- Active: 1941
- Country: Soviet Union
- Branch: Red Army
- Type: Mechanized corps
- Garrison/HQ: Monastyrische

Commanders
- Notable commanders: Vasily Golubovsky

= 30th Mechanized Corps (Soviet Union) =

The 30th Mechanized Corps (Military Unit Number 8354) was a mechanized corps of the Red Army. Formed in March 1941 in the Soviet Far East, the corps did not see action. It was disbanded in mid-July 1941 as part of the reorganization of Red Army mechanized forces.

== History ==

The corps was formed in March 1941 in the Far East as part of the Far Eastern Front.
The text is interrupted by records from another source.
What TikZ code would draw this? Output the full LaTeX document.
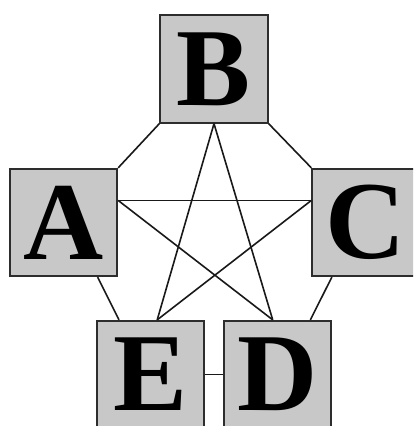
\documentclass[tikz,border=0pt]{standalone}
\usepackage{fontspec}
\setmainfont{Liberation Serif}
\usepackage{tikz}
\definecolor{boxgray}{RGB}{200,200,200}
\definecolor{linegray}{RGB}{45,45,45}

\begin{document}
\begin{tikzpicture}[x=1pt,y=-1pt,
  vtx/.style={draw=linegray,line width=1.8pt,fill=boxgray,minimum size=107.5pt,
  inner sep=0pt,font=\fontsize{111}{111}\bfseries\selectfont},
  edge/.style={draw=black!90,line width=1.6pt}]
  \clip (0,0) rectangle (413,426);
  % boxes
  \node[vtx] (B) at (214,69) {B};
  \node[vtx] (A) at (63.5,222.5) {A};
  \node[vtx] (C) at (366,222.5) {C};
  \node[vtx] (E) at (150.5,374.5) {E};
  \node[vtx] (D) at (277.5,374.5) {D};
  % outer ring
  \draw[edge] (B.south west) -- (A.north east);
  \draw[edge] (B.south east) -- (C.north west);
  \draw[edge] (A.-58) -- (E.120);
  \draw[edge] (C.-122) -- (D.59);
  \draw[edge] (E.east) -- (D.west);
  % star
  \draw[edge] (B.south) -- (E.83);
  \draw[edge] (B.south) -- (D.95);
  \draw[edge] (A.22) -- (C.158);
  \draw[edge] (A.22) -- (D.95);
  \draw[edge] (C.158) -- (E.83);
\end{tikzpicture}
\end{document}
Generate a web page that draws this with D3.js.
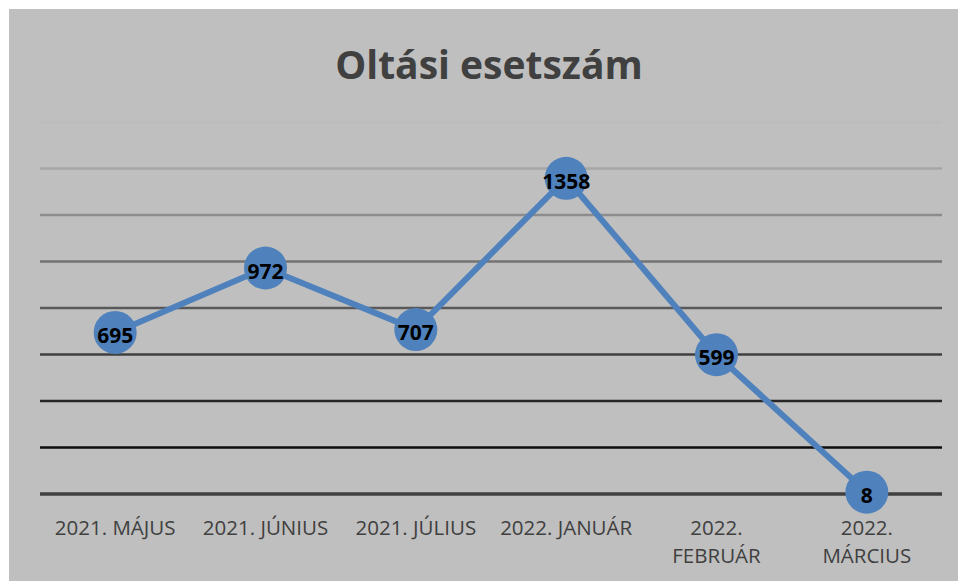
<!DOCTYPE html>
<html>
<head>
<meta charset="utf-8">
<script src="https://cdn.jsdelivr.net/npm/d3@7"></script>
<style>
  body { margin: 0; background: #fff; }
  svg { display: block; }
</style>
</head>
<body>
<div id="chart"></div>
<script>
const months = ["2021. MÁJUS", "2021. JÚNIUS", "2021. JÚLIUS", "2022. JANUÁR", "2022. FEBRUÁR", "2022. MÁRCIUS"];
// wrapped label lines as shown under the axis
const monthLines = [["2021. MÁJUS"], ["2021. JÚNIUS"], ["2021. JÚLIUS"], ["2022. JANUÁR"], ["2022.", "FEBRUÁR"], ["2022.", "MÁRCIUS"]];
const cases = [695, 972, 707, 1358, 599, 8];
const gridTicks = [0, 200, 400, 600, 800, 1000, 1200, 1400, 1600];
const gridColors = ["#404040", "#0d0d0d", "#262626", "#404040", "#595959", "#737373", "#8c8c8c", "#a6a6a6", "#bcbcbc"];

const width = 958, height = 581;
const margin = { top: 122, right: 16, bottom: 87, left: 40 };

const svg = d3.select("#chart")
  .append("svg")
  .attr("width", width)
  .attr("height", height);

svg.append("rect")
  .attr("x", 9)
  .attr("y", 9)
  .attr("width", width - 9)
  .attr("height", height - 9)
  .attr("fill", "#bfbfbf");

const x = d3.scaleBand()
  .domain(months)
  .range([margin.left, width - margin.right]);

const y = d3.scaleLinear()
  .domain([0, 1600])
  .range([height - margin.bottom, margin.top]);

// gridlines, darker towards the bottom
svg.append("g")
  .selectAll("line")
  .data(gridTicks)
  .join("line")
  .attr("x1", margin.left)
  .attr("x2", width - margin.right)
  .attr("y1", d => y(d))
  .attr("y2", d => y(d))
  .attr("stroke", (d, i) => gridColors[i])
  .attr("stroke-width", d => d === 0 ? 3.5 : 2.5);

svg.append("text")
  .attr("x", 489)
  .attr("y", 79)
  .attr("text-anchor", "middle")
  .attr("font-family", "Open Sans, sans-serif")
  .attr("font-weight", "bold")
  .attr("font-size", 39)
  .attr("fill", "#404040")
  .text("Oltási esetszám");

// category labels
const labels = svg.append("g")
  .selectAll("text")
  .data(months)
  .join("text")
  .attr("text-anchor", "middle")
  .attr("font-family", "Open Sans, sans-serif")
  .attr("font-size", 20.5)
  .attr("fill", "#404040")
  .attr("x", d => x(d) + x.bandwidth() / 2)
  .attr("y", 535);

labels.selectAll("tspan")
  .data((d, i) => monthLines[i])
  .join("tspan")
  .attr("x", function () { return d3.select(this.parentNode).attr("x"); })
  .attr("dy", (d, i) => i === 0 ? 0 : 28)
  .text(d => d);

const line = d3.line()
  .x((d, i) => x(months[i]) + x.bandwidth() / 2)
  .y(d => y(d));

svg.append("path")
  .datum(cases)
  .attr("d", line)
  .attr("fill", "none")
  .attr("stroke", "#4f81bd")
  .attr("stroke-width", 6)
  .attr("stroke-linejoin", "round");

svg.append("g")
  .selectAll("circle")
  .data(cases)
  .join("circle")
  .attr("cx", (d, i) => x(months[i]) + x.bandwidth() / 2)
  .attr("cy", d => y(d))
  .attr("r", 21.5)
  .attr("fill", "#4f81bd");

svg.append("g")
  .selectAll("text")
  .data(cases)
  .join("text")
  .attr("x", (d, i) => x(months[i]) + x.bandwidth() / 2)
  .attr("y", d => y(d) + 10.5)
  .attr("text-anchor", "middle")
  .attr("font-family", "Open Sans, sans-serif")
  .attr("font-weight", "bold")
  .attr("font-size", 21)
  .attr("fill", "#000")
  .text(d => d);
</script>
</body>
</html>
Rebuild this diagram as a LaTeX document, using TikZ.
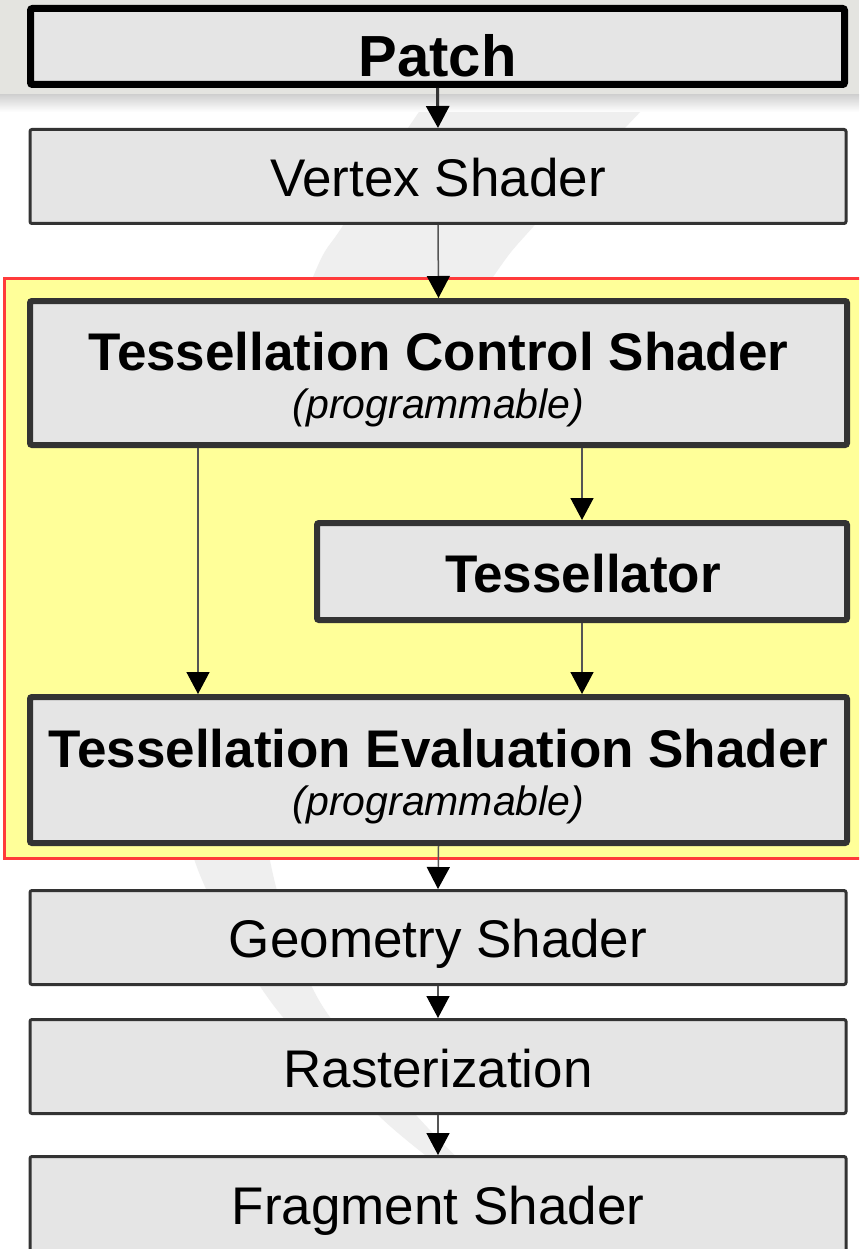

The 60th Tank Division formed in the Birobidzhan area and the rest of the corps was formed in Primorsky Krai. The 58th Tank Division headquarters was formed from the 48th Light Tank Brigade, which arrived in Monastyrische from Voroshilova. The 3rd Light Tank Brigade was transferred to free up barracks for the 58th Tank Division. The corps also included the 239th Motorized Division at Iman and the 29th Motorcycle Regiment at Lesozavodsk. The headquarters of the corps was at Monastyrische and it was commanded by Lieutenant General Vasily Golubovsky. Its chief of staff was Colonel Andrei Getman. The chief of artillery of the corps was Colonel Pyotr Kosenko. The corps had more than a thousand tanks, but none of these were T-34s or KVs. Most of the corps' tanks were T-26s and BT-7s. The corps was numerically stronger than other higher-numbered mechanized corps due to its location on the Soviet border.

In mid-July 1941 the corps headquarters was disbanded. The 58th Tank Division and 239th Motorized Division became part of the 1st Army. The 60th Tank Division became part of the 15th Army. The 29th Motorcycle Regiment became part of the 35th Army.